A number of Microsoft services (Hotmail, MSN, Skydrive, Office 365) recently had an outage. Microsoft is now reporting that the issue was due to a failed DNS update. You can read the details here:


The first thing to note is that Microsoft has acknowledged and explained what the issue is. This will hopefully silence the critics claiming a “cover-up” of sorts. The second thing that it illustrates is that even on the Internet there are still critical points of failure (DNS being the case in point here).


The service being down was inconvenient, sure, but the reality is that problem was rectified fairly quickly. The major issue is the number of people impacted. That certainly makes the issue a higher profile but the reality is these things happen. Not often, but they do happen. We still suffer the occasional power outage, yet we have learned to live with that. Perhaps we need to understand that moving to the cloud will never mean 100% uptime and there will times (few and far between hopefully) that we won’t be able to access our information stored there.

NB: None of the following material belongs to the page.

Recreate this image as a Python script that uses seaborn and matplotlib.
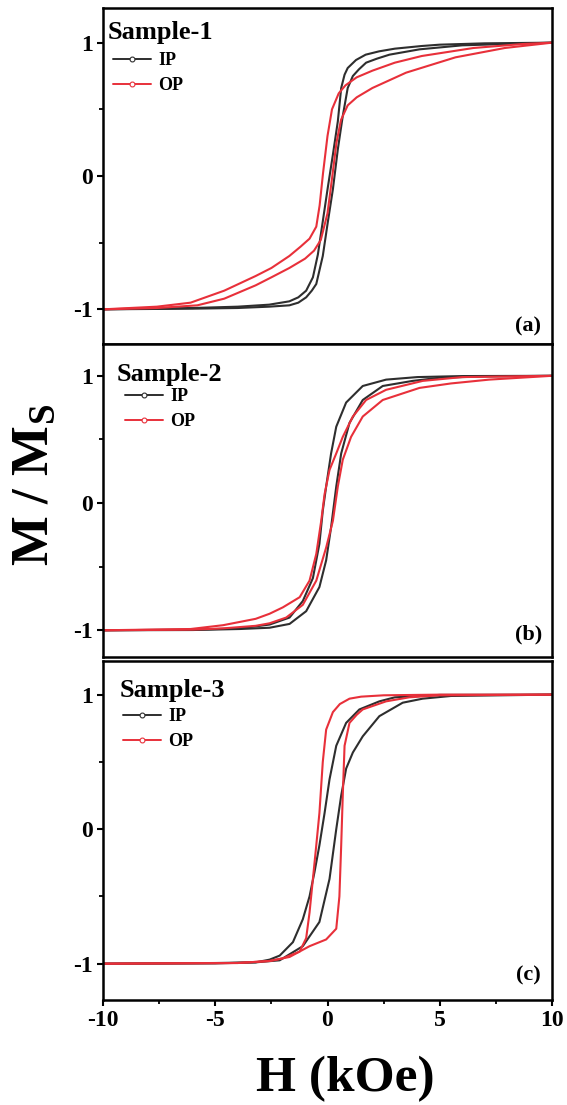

Given that people should understand that, the question is what do they do to prepare for the situation. I can tell you that many people have a torch or candles for when the power goes off but what planning have they done for their IT systems? No matter where IT systems are, I’ve found most people never think they’ll have an issue. They get lulled into a false sense of security because the system is generally so reliable.


Let’s rule out technology and simply look at risk. Is there risk? If yes, how do you minimize it? Note, I said minimize not eliminate, because generally you can’t totally eliminate. If you don’t take steps to minimize risk in your business then you’ll suffer the consequences sooner or later. No matter where your technology is you need to, as the boy scouts say, “be prepared”.